Conventional wisdom once had it that Houdini performed a buried alive stunt just once in 1915 in California where he was locked in handcuffs and buried in dirt and basically had to dig himself out darn near killing him.

1926 Buried Alive Poster

In not so much a buried alive stunt but more of an endurance test, on August 5th of 1926 Houdini locked himself into a coffin and submerged himself in a tank of water at the Shelton Hotel pool which is also well know.  His friend Walter Lippman was invited to attend that demonstration.
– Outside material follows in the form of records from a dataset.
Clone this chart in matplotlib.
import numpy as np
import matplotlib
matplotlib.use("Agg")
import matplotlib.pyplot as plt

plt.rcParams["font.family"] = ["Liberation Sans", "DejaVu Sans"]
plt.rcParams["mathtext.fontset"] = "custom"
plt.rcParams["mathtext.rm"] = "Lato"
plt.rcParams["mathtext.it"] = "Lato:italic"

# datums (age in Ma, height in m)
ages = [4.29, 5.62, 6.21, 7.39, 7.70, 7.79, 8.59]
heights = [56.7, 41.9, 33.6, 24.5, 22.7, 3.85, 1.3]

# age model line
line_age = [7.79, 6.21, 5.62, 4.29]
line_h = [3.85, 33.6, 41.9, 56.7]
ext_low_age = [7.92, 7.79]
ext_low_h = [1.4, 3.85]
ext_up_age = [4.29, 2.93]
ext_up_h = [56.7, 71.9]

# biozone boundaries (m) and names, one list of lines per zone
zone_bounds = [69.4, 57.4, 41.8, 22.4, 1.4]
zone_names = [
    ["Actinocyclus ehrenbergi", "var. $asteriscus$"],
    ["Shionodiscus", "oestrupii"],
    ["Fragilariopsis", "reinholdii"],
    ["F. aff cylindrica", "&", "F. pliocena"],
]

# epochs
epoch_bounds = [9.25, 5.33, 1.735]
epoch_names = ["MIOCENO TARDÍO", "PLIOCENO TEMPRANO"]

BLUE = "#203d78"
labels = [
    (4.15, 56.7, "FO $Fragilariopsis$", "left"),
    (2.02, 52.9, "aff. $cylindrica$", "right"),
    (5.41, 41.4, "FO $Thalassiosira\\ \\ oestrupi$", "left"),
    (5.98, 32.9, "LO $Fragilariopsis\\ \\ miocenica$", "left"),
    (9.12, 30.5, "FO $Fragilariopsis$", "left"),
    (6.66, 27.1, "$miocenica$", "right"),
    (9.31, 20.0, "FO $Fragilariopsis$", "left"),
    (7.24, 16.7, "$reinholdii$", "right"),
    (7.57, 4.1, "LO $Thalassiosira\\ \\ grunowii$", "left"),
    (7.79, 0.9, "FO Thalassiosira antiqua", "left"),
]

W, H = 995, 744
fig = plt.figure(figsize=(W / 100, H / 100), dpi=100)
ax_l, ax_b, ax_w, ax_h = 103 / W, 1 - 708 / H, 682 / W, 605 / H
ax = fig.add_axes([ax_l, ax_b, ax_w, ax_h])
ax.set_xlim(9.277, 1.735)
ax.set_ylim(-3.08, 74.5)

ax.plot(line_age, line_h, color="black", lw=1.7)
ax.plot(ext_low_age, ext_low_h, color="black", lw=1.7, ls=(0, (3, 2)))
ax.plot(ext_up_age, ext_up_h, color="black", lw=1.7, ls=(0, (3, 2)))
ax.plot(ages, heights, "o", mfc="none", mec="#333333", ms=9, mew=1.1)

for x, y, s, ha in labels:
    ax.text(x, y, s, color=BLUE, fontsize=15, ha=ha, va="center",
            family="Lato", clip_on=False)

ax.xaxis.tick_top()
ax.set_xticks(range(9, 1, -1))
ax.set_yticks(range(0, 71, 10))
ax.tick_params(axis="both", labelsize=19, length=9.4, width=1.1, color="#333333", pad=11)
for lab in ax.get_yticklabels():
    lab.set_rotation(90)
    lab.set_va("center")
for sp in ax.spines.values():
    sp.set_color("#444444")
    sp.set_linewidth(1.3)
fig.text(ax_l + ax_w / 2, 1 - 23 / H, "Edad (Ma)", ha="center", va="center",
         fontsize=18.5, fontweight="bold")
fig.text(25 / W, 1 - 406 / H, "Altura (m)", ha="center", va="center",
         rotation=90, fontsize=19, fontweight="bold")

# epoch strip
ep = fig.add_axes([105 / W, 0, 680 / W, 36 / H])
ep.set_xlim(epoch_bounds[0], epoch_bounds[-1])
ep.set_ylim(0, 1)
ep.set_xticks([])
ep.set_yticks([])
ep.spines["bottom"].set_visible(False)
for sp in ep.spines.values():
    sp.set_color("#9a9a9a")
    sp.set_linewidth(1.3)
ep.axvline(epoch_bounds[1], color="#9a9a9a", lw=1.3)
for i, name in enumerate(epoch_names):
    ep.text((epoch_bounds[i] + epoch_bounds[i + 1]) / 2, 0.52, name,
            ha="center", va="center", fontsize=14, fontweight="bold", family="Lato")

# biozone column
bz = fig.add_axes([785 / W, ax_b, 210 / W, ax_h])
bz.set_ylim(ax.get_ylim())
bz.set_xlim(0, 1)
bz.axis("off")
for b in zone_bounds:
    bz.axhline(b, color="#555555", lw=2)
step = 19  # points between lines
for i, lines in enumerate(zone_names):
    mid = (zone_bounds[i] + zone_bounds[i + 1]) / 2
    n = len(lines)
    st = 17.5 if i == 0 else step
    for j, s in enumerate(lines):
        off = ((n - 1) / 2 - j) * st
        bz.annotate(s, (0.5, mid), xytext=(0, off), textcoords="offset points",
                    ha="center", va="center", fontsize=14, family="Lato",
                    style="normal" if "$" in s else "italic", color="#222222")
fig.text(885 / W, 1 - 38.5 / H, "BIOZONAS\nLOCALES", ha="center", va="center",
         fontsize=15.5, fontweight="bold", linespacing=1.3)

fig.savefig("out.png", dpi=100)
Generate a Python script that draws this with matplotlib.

Houdini’s first Buried Alive poster was printed in 1914 and is shown at the introduction to this blog.  Houdini had a second poster printed with an Egyptian theme “Egyptian Fakirs Outdone” around 1925-26 in preparation for doing the trick live on stage buried beneath a ton of sand.  It was once believed both of these never occurred.

On March 20th of 2012 it was reported in the excellent blog from John Cox Wild About Houdini (http://www.wildabouthoudini.com/search?q=buried+alive) that Houdini did perform this version of the Buried Alive Illusion in September of 1926 as described in a letter to James Harto.  (see Houdini’s original file copy of that letter which I own below).

It may be time to write another chapter to this story. How else do you explain the inscription on my recent acquisition? On May 27th of 1926 Houdini inscribed the book Miracle Mongers and Their Methods to his friend Walter Lippman with the following postscript: “I did the buried “alive” in Berlin Germany in 1908-rebuilt it in 1916 still have the apparatus”.    WOW!

This small inscription says so much!  Let’s digest this for a moment.

Houdini May 27, 1926 Inscription to Walter Lippman

Obviously, Walter and Houdini had been discussing it for some reason as you just don’t say something like that out of total context.

1908 Berlin is the right time frame as Houdini was performing there with the Circus Busch from the end of August to the end of October.

I believe this is the apparatus he also used in 1926 as the inscription basically confirms that.  We are not talking about some other buried alive stunt.

This likely explains the 1914 mystery poster posted at the beginning of this blog.   Houdini was planning on rebuilding and presenting this effect then.  He did re-build it but did not perform it until 1926 (4 months after his inscription to his friend Walter) when he produced the Egyptian themed poster and performed it once!  Perhaps because it was so difficult to stage as most of us surmise.

Hopefully the Houdini experts (of which I am not) will discuss this and either agree or disagree with my thoughts.

I do not know if we will ever stop learning about the exploits of Houdini.  It seems our historical perspective changes constantly when it comes to this iconic figure.

 

Houdini’s File copy of Harto Letter confirming the Buried Alive was performed.